First, a little background:
D. James Kennedy Ministries, based at Coral Ridge Presbyterian Church in Fort Lauderdale, has filed a federal lawsuit in Alabama against the Montgomery-based Southern Poverty Law Center for calling the ministry a hate group. The lawsuit was filed Aug. 22 in the U.S. District Court for the Middle District of Alabama in Montgomery. The lawsuit alleges that the SPLC ‘illegally trafficked in false and misleading descriptions of the services offered by DJKM and committed defamation against DJKM arising from the publication and distribution of false information that libels the ministry’s reputation and subjects the ministry to disgrace, ridicule, odium, and contempt in the estimation of the public,’ according to a statement by the ministry.
The Southern Poverty Law Center has made it clear that anti-LGBTQ hate groups are designated so because they demonize the LGBTQ community in the most lurid, inaccurate terms:
The religious right in America has employed a variety of strategies in its efforts to beat back the increasingly confident LGBT rights movement. One of those has been defamation. Many of its leaders have engaged in the crudest type of name-calling, describing LGBT people as ‘perverts’ with ‘filthy habits’ who seek to snatch the children of straight parents and ‘convert’ them to gay sex. They have disseminated disparaging ‘facts’ about gays that are simply untrue — assertions that are remarkably reminiscent of the way white intellectuals and scientists once wrote about the ‘bestial’ black man and his supposedly threatening sexuality.
And that brings up to the late James Kennedy. The D. James Kennedy Ministries has a huge section dedicated to his life and his work. One thing it doesn’t have is when Kennedy endorsed . . . . [a] 1986 comic book [the cover is at the top of this post] . . . . his endorsement is the first one on the back cover, with his official title as “Senior Minister, Coral Ridge Presbyterian Church.”
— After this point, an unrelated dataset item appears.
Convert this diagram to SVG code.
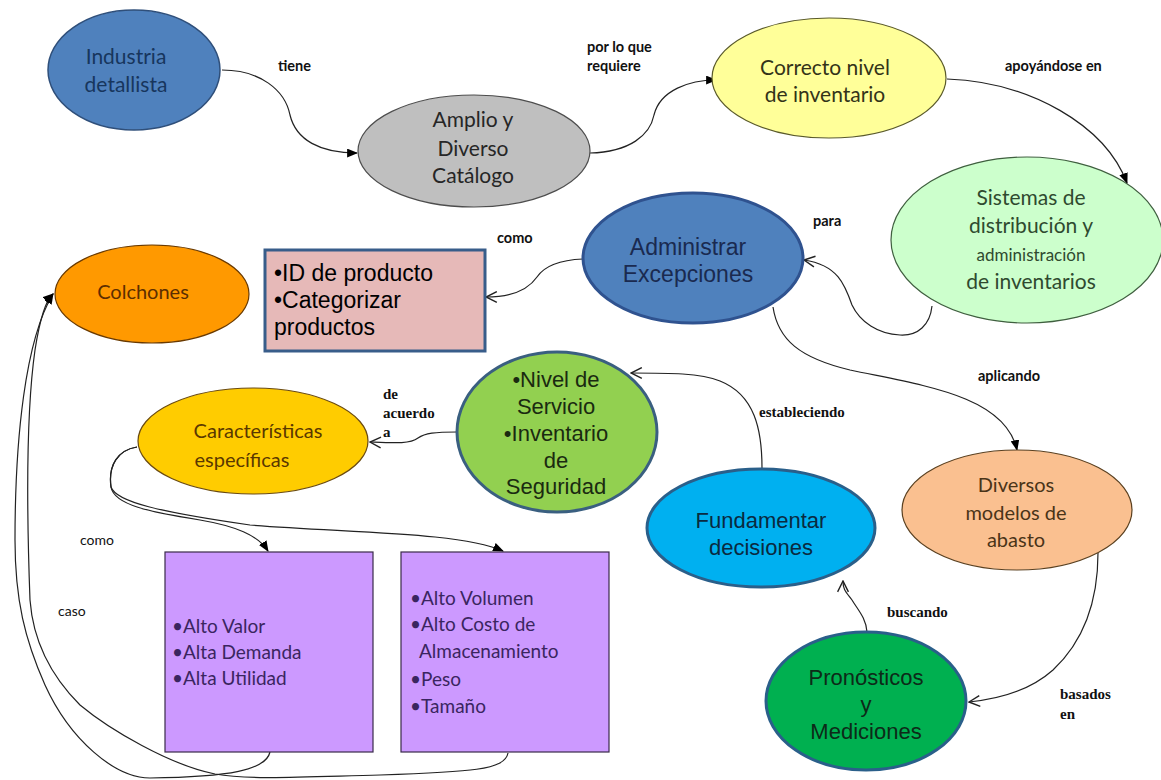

Kennedy said the following in his endorsement:
Dick Hafer [the comic book’s author] has produced a very accurate portrayal of homosexuality and the problem it poses to our nation and civilization. This unique book deserves an open-minded reading by all Americans, and especially by those who serve in leadership capacities.
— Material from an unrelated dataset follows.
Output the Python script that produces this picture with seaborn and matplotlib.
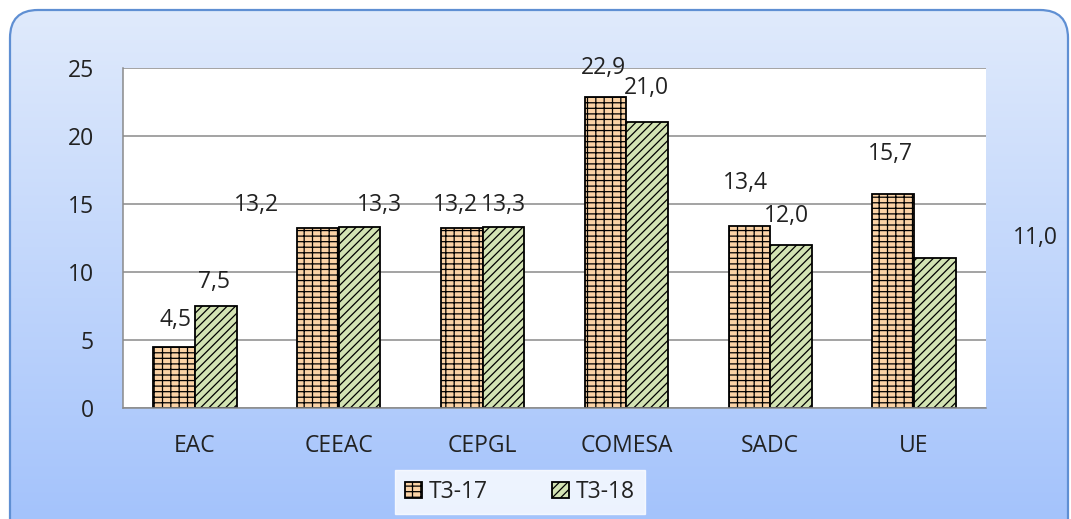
import matplotlib

matplotlib.use("Agg")
import matplotlib.pyplot as plt
import numpy as np
import pandas as pd
import seaborn as sns
from matplotlib.colors import LinearSegmentedColormap
from matplotlib.patches import FancyBboxPatch
from matplotlib.ticker import FixedLocator

categories = ["EAC", "CEEAC", "CEPGL", "COMESA", "SADC", "UE"]
series = ["T3-17", "T3-18"]
t3_17 = [4.5, 13.2, 13.2, 22.9, 13.4, 15.7]
t3_18 = [7.5, 13.3, 13.3, 21.0, 12.0, 11.0]
y_ticks = [0, 5, 10, 15, 20, 25]

# label nudges in pixels (dx, dy above bar top), Excel put some of them oddly
offsets_17 = [(1, 27), (-61, 23), (-6, 23), (-2, 29), (-4, 43), (-3, 40)]
offsets_18 = [(-2, 24), (20, 22), (0, 22), (-1, 34), (-5, 29), (100, 20)]

df = pd.DataFrame({
    "cat": categories * 2,
    "serie": [series[0]] * len(categories) + [series[1]] * len(categories),
    "val": t3_17 + t3_18,
})

sns.set_theme(style="white")
plt.rcParams["font.family"] = ["Open Sans", "DejaVu Sans"]
plt.rcParams["hatch.linewidth"] = 0.9

W, H = 1071, 519
FS = 16.5
fig = plt.figure(figsize=(W / 100, H / 100), dpi=100, facecolor="white")

# rounded gradient background
bg = fig.add_axes([0, 0, 1, 1], zorder=-10)
bg.set_xlim(0, W)
bg.set_ylim(0, H)
bg.axis("off")
cmap = LinearSegmentedColormap.from_list("bg", ["#a4c3fb", "#e1ebfc"])
grad = np.linspace(0, 1, 256).reshape(-1, 1)
im = bg.imshow(grad, cmap=cmap, extent=[0, W, 0, H], origin="lower", aspect="auto")
box = FancyBboxPatch((10, -30), 1058, 539, boxstyle="round,pad=0,rounding_size=28",
                     facecolor="none", edgecolor="#5f8fd3", lw=1.6)
bg.add_patch(box)
im.set_clip_path(box)

ax = fig.add_axes([123 / W, (H - 408) / H, 863 / W, 340 / H])
ax.set_facecolor("white")
sns.barplot(data=df, x="cat", y="val", hue="serie", width=0.58, ax=ax,
            palette=["#fbd3a6", "#d3e3b3"], edgecolor="black", linewidth=1.3,
            saturation=1, legend=False)

hatches = ["---||", "////"]
hatch_cols = ["#3a2a1a", "#38482a"]
for cont, hatch, hc in zip(ax.containers, hatches, hatch_cols):
    for p in cont.patches:
        p.set_hatch(hatch)
        if hasattr(p, "set_hatchcolor"):
            p.set_hatchcolor(hc)

for cont, vals, offs in zip(ax.containers, [t3_17, t3_18], [offsets_17, offsets_18]):
    for p, v, (dx, dy) in zip(cont.patches, vals, offs):
        ax.annotate(f"{v:.1f}".replace(".", ","), (p.get_x() + p.get_width() / 2, v),
                    xytext=(dx, dy), textcoords="offset pixels", ha="center", va="center",
                    fontsize=FS, color="#222222", annotation_clip=False)

ax.set_ylim(0, 25)
ax.set_xlim(-0.5, len(categories) - 0.5)
ax.set_yticks(y_ticks)
ax.yaxis.grid(True, color="#8a8a8a", lw=1.1)
ax.set_axisbelow(True)
ax.set_xlabel("")
ax.set_ylabel("")
for side in ["top", "right"]:
    ax.spines[side].set_visible(False)
for side in ["left", "bottom"]:
    ax.spines[side].set_color("#8a8a8a")
    ax.spines[side].set_linewidth(1.1)
ax.tick_params(axis="y", length=6, color="#8a8a8a", labelsize=FS, labelcolor="#222222", pad=15)
ax.tick_params(axis="x", length=0, labelsize=FS, labelcolor="#222222", pad=19)
ax.xaxis.set_minor_locator(FixedLocator(np.arange(-0.5, len(categories), 1)))
ax.tick_params(axis="x", which="minor", length=6, color="#8a8a8a")

handles = [ax.containers[0].patches[0], ax.containers[1].patches[0]]
leg = fig.legend(handles, series, loc="center", bbox_to_anchor=(520 / W, (H - 492) / H),
                 ncol=2, frameon=True, fontsize=FS, handlelength=0.75, handleheight=0.75,
                 handletextpad=0.3, columnspacing=2.8, borderpad=0.45, borderaxespad=0,
                 fancybox=False)
leg.get_frame().set_facecolor("white")
leg.get_frame().set_edgecolor("white")
for t in leg.get_texts():
    t.set_color("#222222")

fig.savefig("out.png", dpi=100)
Kennedy calling this book “unique” is a rather interesting description. If you want, you can go to this link and this one to see the book in its entirety. But I’m warning you now. It’s not pretty. . . . read the list of endorsers again [see image below]. They include a former Congressional leader and another right-wing organization still present in D.C.
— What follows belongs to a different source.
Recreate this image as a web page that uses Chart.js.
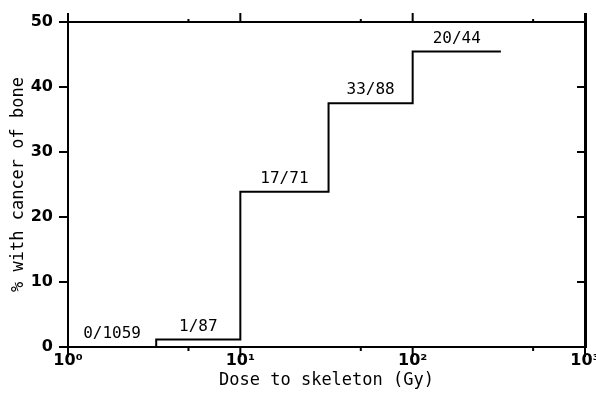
<!DOCTYPE html>
<html>
<head>
<meta charset="utf-8">
<script src="https://cdn.jsdelivr.net/npm/chart.js@4.4.0/dist/chart.umd.min.js"></script>
<style>
  html, body { margin: 0; padding: 0; background: #fff; }
</style>
</head>
<body>
<canvas id="c" width="596" height="394"></canvas>
<script>
// dose groups: step edges in Gy, % with bone cancer, cases/total label
const doseEdges = [1, 3.25, 10, 32.5, 100, 325];
const pctCancer = [0, 1.15, 23.9, 37.5, 45.45];
const groupLabels = ['0/1059', '1/87', '17/71', '33/88', '20/44'];

// axis ticks
const xMajorTicks = [1, 10, 100, 1000];
const xMajorLabels = ['10⁰', '10¹', '10²', '10³'];
const xMinorTicks = [5, 50, 500];
const yTicks = [0, 10, 20, 30, 40, 50];
const yRightTicks = [10, 20, 30, 40];

const tickFont = { family: 'DejaVu Sans', size: 16, weight: 'bold' };
const titleFont = { family: 'DejaVu Sans Mono', size: 17 };

// step points: each group starts at its lower edge, last point closes the top step
const stepPoints = doseEdges.map((d, i) => ({ x: d, y: pctCancer[Math.min(i, pctCancer.length - 1)] }));

/* frame, ticks on all four sides */
const framePlugin = {
  id: 'frame',
  afterDatasetsDraw(chart) {
    const { ctx, chartArea: a, scales: { x, y } } = chart;
    ctx.save();
    ctx.strokeStyle = '#000';
    ctx.lineWidth = 2;
    ctx.beginPath();
    ctx.moveTo(a.left, a.top - 9); ctx.lineTo(a.left, a.bottom + 10);
    ctx.moveTo(a.left - 9, a.top); ctx.lineTo(a.right, a.top);
    ctx.moveTo(a.left - 9, a.bottom); ctx.lineTo(a.right, a.bottom);
    yTicks.forEach(v => {
      const py = y.getPixelForValue(v);
      ctx.moveTo(a.left - 9, py); ctx.lineTo(a.left, py);
    });
    yRightTicks.forEach(v => {
      const py = y.getPixelForValue(v);
      ctx.moveTo(a.right - 8, py); ctx.lineTo(a.right, py);
    });
    xMajorTicks.forEach(v => {
      const px = x.getPixelForValue(v);
      ctx.moveTo(px, a.bottom); ctx.lineTo(px, a.bottom + 10);
      ctx.moveTo(px, a.top); ctx.lineTo(px, a.top - 9);
    });
    xMinorTicks.forEach(v => {
      const px = x.getPixelForValue(v);
      ctx.moveTo(px, a.bottom); ctx.lineTo(px, a.bottom + 4);
      ctx.moveTo(px, a.top); ctx.lineTo(px, a.top - 3);
    });
    ctx.stroke();
    ctx.lineWidth = 3;
    ctx.beginPath();
    ctx.moveTo(a.right + 0.5, a.top - 9); ctx.lineTo(a.right + 0.5, a.bottom + 1);
    ctx.stroke();

    // group labels above each step
    ctx.fillStyle = '#000';
    ctx.font = '16px "DejaVu Sans Mono"';
    ctx.textAlign = 'center';
    ctx.textBaseline = 'alphabetic';
    groupLabels.forEach((t, i) => {
      const cx = x.getPixelForValue(Math.sqrt(doseEdges[i] * doseEdges[i + 1]));
      const cy = y.getPixelForValue(pctCancer[i]) - 9;
      ctx.fillText(t, cx, cy);
    });
    ctx.restore();
  }
};

new Chart(document.getElementById('c'), {
  type: 'scatter',
  data: {
    datasets: [{
      data: stepPoints,
      showLine: true,
      stepped: 'before',
      borderColor: '#000',
      borderWidth: 2,
      pointRadius: 0,
      fill: false
    }]
  },
  options: {
    responsive: false,
    animation: false,
    devicePixelRatio: 1,
    layout: { padding: { top: 22, right: 11, left: 0, bottom: 0 } },
    plugins: { legend: { display: false }, tooltip: { enabled: false } },
    scales: {
      x: {
        type: 'logarithmic',
        min: 1,
        max: 1000,
        grid: { display: false, drawTicks: false },
        border: { display: false },
        afterBuildTicks: s => { s.ticks = xMajorTicks.map(v => ({ value: v, major: true })); },
        ticks: {
          autoSkip: false,
          maxRotation: 0,
          color: '#000',
          font: tickFont,
          padding: 4,
          callback: (v, i) => xMajorLabels[i]
        },
        title: { display: true, text: 'Dose to skeleton (Gy)', color: '#000', font: titleFont, padding: { top: 0, bottom: 3 } },
        afterFit: s => { s.height = 47; s.paddingLeft = 0; s.paddingRight = 0; }
      },
      y: {
        min: 0,
        max: 50,
        grid: { display: false, drawTicks: false },
        border: { display: false },
        ticks: { stepSize: 10, color: '#000', font: tickFont, padding: 15 },
        title: { display: true, text: '% with cancer of bone', color: '#000', font: titleFont, padding: { top: 8, bottom: 0 } },
        afterFit: s => { s.width = 68; s.paddingTop = 0; s.paddingBottom = 0; }
      }
    }
  },
  plugins: [framePlugin]
});
</script>
</body>
</html>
[T]he “research” from this book comes from the discredited researcher whom I have mentioned on so many occasions: Paul Cameron. SPLC has an extensive file on him and the anti-LGBTQ hate groups who still cite his junk science.
So, basically breaking this down, there are questions which need to be answered by the D. James Kennedy Ministries before it goes about declaring that it is being “persecuted for its religious beliefs” by SPLC. Most specifically, I’m curious to know if the ministry shares the opinion “expressed” by its namesake when he endorsed that awful booklet. If the ministry doesn’t, then I would recommend that it publicly denounces Kennedy’s past actions. If the ministry doesn’t want to do that, then I guess that answers a lot of questions as to its “hate group” status.
Paul Cameron deliberately falsified his "research" and was thrown out of every professional association to which he had belonged because of his fraudulent studies and utterly false publications. The organizations that routinely cite his work, many of which have earned their own hate group designations, include Family Research Council, Focus on the Family, American Family Association, Traditional Values Coalition, here in Virginia, The Family Foundation, and, of course, Coral Ridge Ministries. Perhaps most disturbing is the fact that many of these organizations have tax exempt status since they pretend to be "educational organizations." In short, every U.S. taxpayer is indirectly subsidizing them. This needs to end.